For my system partition, 19.5GB on a 40GB drive, 7200 rpm, ATA-100 drive, I get sustained Read speeds from 28-34 mbps and sustained write speeds from 22-39 mbps (according to CliBench Mk III 0.7.14)
An ATA-133 drive might be a little faster, but it's not real likely (except for data transfers from cache)...the bottleneck is the drive itself (spin, read and write speeds), not the interface...
------------------
When all else fails, read the instructions.
iisbob
01-27-2002, 11:06 PM
This is where the new Serial ATA standard is coming in; supposedly you'll get sustained thru-put rates of data at anywhere from 300-600 MB's per sec!
Go here, Serial ATA (http://www.serialata.org/), for some more info on this promising new tech. Imagine, only 4 wires to fool with instead of that clumsy 40/80 wire cable!
This is taken directly from a Serial ATA brief;
Parallel ATA cannot scale to support several more speed doublings, and is nearing its
performance capacity. By contrast, Serial ATA’s roadmap starts at 1.5 gigabits per second
(equivalent to a data rate of 150 MB/s) and migrates to 3.0 gigabits per second (300 MB/s), then
to 6.0 gigabits per second (600 MB/s).
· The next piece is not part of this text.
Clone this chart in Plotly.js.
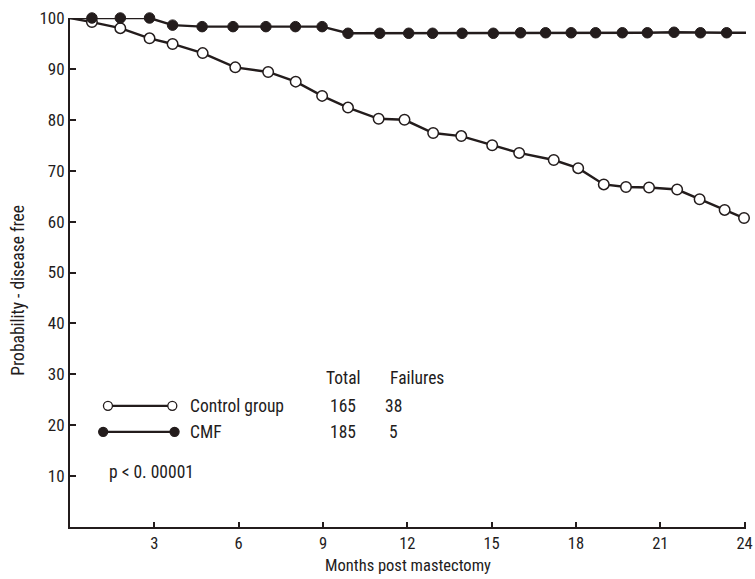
<!DOCTYPE html>
<html>
<head>
<meta charset="utf-8">
<script src="https://cdn.plot.ly/plotly-3.0.1.min.js"></script>
<style>html,body{margin:0;padding:0;background:#fff;}#chart{width:755px;height:579px;}</style>
</head>
<body>
<div id="chart"></div>
<script>
// Control group (open circles)
const controlMonths = [0, 0.78, 1.79, 2.83, 3.65, 4.72, 5.88, 7.05, 8.03, 8.97, 9.89, 10.98, 11.9, 12.92, 13.92, 15.02, 15.98, 17.21, 18.08, 18.99, 19.78, 20.6, 21.6, 22.4, 23.29, 23.98];
const controlProb   = [100, 99.2, 98.0, 96.0, 94.9, 93.1, 90.3, 89.4, 87.5, 84.7, 82.4, 80.2, 80.0, 77.4, 76.8, 75.0, 73.5, 72.1, 70.5, 67.3, 66.8, 66.7, 66.3, 64.4, 62.3, 60.7];
// CMF (filled circles)
const cmfMonths = [0, 0.78, 1.79, 2.83, 3.65, 4.7, 5.8, 6.97, 8.02, 8.97, 9.89, 11.02, 12.05, 12.9, 13.95, 15.06, 16.03, 16.92, 17.83, 18.7, 19.65, 20.54, 21.49, 22.43, 23.36, 24.24];
const cmfProb   = [100, 100, 100, 100, 98.6, 98.3, 98.3, 98.3, 98.3, 98.3, 97.0, 97.0, 97.0, 97.0, 97.0, 97.0, 97.1, 97.1, 97.1, 97.1, 97.1, 97.1, 97.2, 97.1, 97.1, 97.1];

const xTicks = [3, 6, 9, 12, 15, 18, 21, 24];
const yTicks = [10, 20, 30, 40, 50, 60, 70, 80, 90, 100];

const groupNames = ["Control group", "CMF"];
const groupTotals = [165, 185];
const groupFailures = [38, 5];
const pText = "p < 0. 00001";

const ink = "#231c1c";
const FONT = "Roboto Condensed, DejaVu Sans Condensed, sans-serif";

function sizes(arr, s) { return arr.map((v, i) => i === 0 ? 0 : s); }

const traces = [
  {
    x: controlMonths, y: controlProb, mode: "lines+markers", type: "scatter",
    name: groupNames[0], showlegend: false, cliponaxis: false,
    line: {color: ink, width: 2.4},
    marker: {symbol: "circle", size: sizes(controlMonths, 10.5), color: "#ffffff", opacity: 1, line: {color: ink, width: 1.5}}
  },
  {
    x: cmfMonths, y: cmfProb, mode: "lines+markers", type: "scatter",
    name: groupNames[1], showlegend: false, cliponaxis: false,
    line: {color: ink, width: 2.4},
    marker: {symbol: "circle", size: sizes(cmfMonths, 10.5), color: ink, opacity: 1, line: {color: ink, width: 1}}
  }
];

// key positions (data coordinates)
const keyX0 = [1.35, 1.18], keyX1 = [3.64, 3.72], keyY = [23.8, 18.7];
const textX = 4.21, totalX = 9.73, failX = 11.5, headY = 29.3;

const shapes = [];
for (let i = 0; i < 2; i++) {
  shapes.push({type: "line", xref: "x", yref: "y", x0: keyX0[i], x1: keyX1[i], y0: keyY[i], y1: keyY[i], line: {color: ink, width: 2.2}});
  [keyX0[i], keyX1[i]].forEach(xx => {
    shapes.push({type: "circle", xref: "x", yref: "y", xsizemode: "pixel", ysizemode: "pixel",
      xanchor: xx, yanchor: keyY[i], x0: -4.5, x1: 4.5, y0: -4.5, y1: 4.5,
      fillcolor: i === 0 ? "#ffffff" : ink, line: {color: ink, width: 1.3}});
  });
}

const annFont = {family: FONT, size: 17.5, color: ink};
const annotations = [
  {x: totalX, y: headY, xref: "x", yref: "y", text: "Total", showarrow: false, font: annFont, xanchor: "center"},
  {x: 12.36, y: headY, xref: "x", yref: "y", text: "Failures", showarrow: false, font: annFont, xanchor: "center"},
  {x: 1.32, y: 10.8, xref: "x", yref: "y", text: pText, showarrow: false, font: annFont, xanchor: "left"},
  {x: -0.077, y: 0.466, xref: "paper", yref: "paper", text: "Probability - disease free", textangle: -90,
   showarrow: false, font: {family: FONT, size: 17.5, color: ink}, xanchor: "center", yanchor: "middle"}
];
for (let i = 0; i < 2; i++) {
  annotations.push({x: textX, y: keyY[i], xref: "x", yref: "y", text: groupNames[i], showarrow: false, font: annFont, xanchor: "left"});
  annotations.push({x: totalX, y: keyY[i], xref: "x", yref: "y", text: String(groupTotals[i]), showarrow: false, font: annFont, xanchor: "center"});
  annotations.push({x: failX, y: keyY[i], xref: "x", yref: "y", text: String(groupFailures[i]), showarrow: false, font: annFont, xanchor: "center"});
}

const layout = {
  width: 755, height: 579,
  margin: {l: 70, r: 9, t: 18, b: 52},
  paper_bgcolor: "#ffffff", plot_bgcolor: "#ffffff",
  font: {family: FONT, size: 16, color: ink},
  showlegend: false,
  xaxis: {
    range: [0, 24.05], tickvals: xTicks, ticktext: xTicks.map(String),
    ticks: "inside", ticklen: 5, tickwidth: 2, tickcolor: ink,
    showline: true, linecolor: ink, linewidth: 2, showgrid: false, zeroline: false,
    tickfont: {family: FONT, size: 16.5, color: ink},
    title: {text: "Months post mastectomy", font: {family: FONT, size: 16.5, color: ink}, standoff: 8}
  },
  yaxis: {
    range: [0, 100], tickvals: yTicks, ticktext: yTicks.map(String),
    ticks: "inside", ticklen: 6, tickwidth: 2, tickcolor: ink,
    showline: true, linecolor: ink, linewidth: 2, showgrid: false, zeroline: false,
    tickfont: {family: FONT, size: 17, color: ink}
  },
  shapes: shapes,
  annotations: annotations
};

Plotly.newPlot("chart", traces, layout, {displayModeBar: false, staticPlot: true});
</script>
</body>
</html>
This roadmap supports up to 10 years of storage
evolution, based on historical trends.
Impressive , huh?
------------------
iisbob
CPU= 5mhz
Memory= 16 K
Storage=10.2MB's
Video=Onboard S3 4K
Modem=14.4 baud
Sound=ISA Yamaha 8bit
Mouse=2 button MS
Monitor=ACER 12.5"
OS= { dual boot }DOS 2.1 & WIN 3.1
My ultimate gaming system :)
hiredgoonz
01-28-2002, 05:09 PM
I'm a little skeptical of those numbers...there is going to have to be a MAJOR change in the physical structure and operation of the drives for the interface to be able to provide those throughputs...
Areal density and spin rates on the drives are going to have to go way up before those transfer rates can happen. The interface alone is not going to provide it except in exceedigly short-duration bursts...
Unless of course you stripe 100 drives together http://www.PCGuide.com/ubb/wink.gif
------------------
When all else fails, read the instructions.
[This message has been edited by hiredgoonz (edited 01-28-2002).]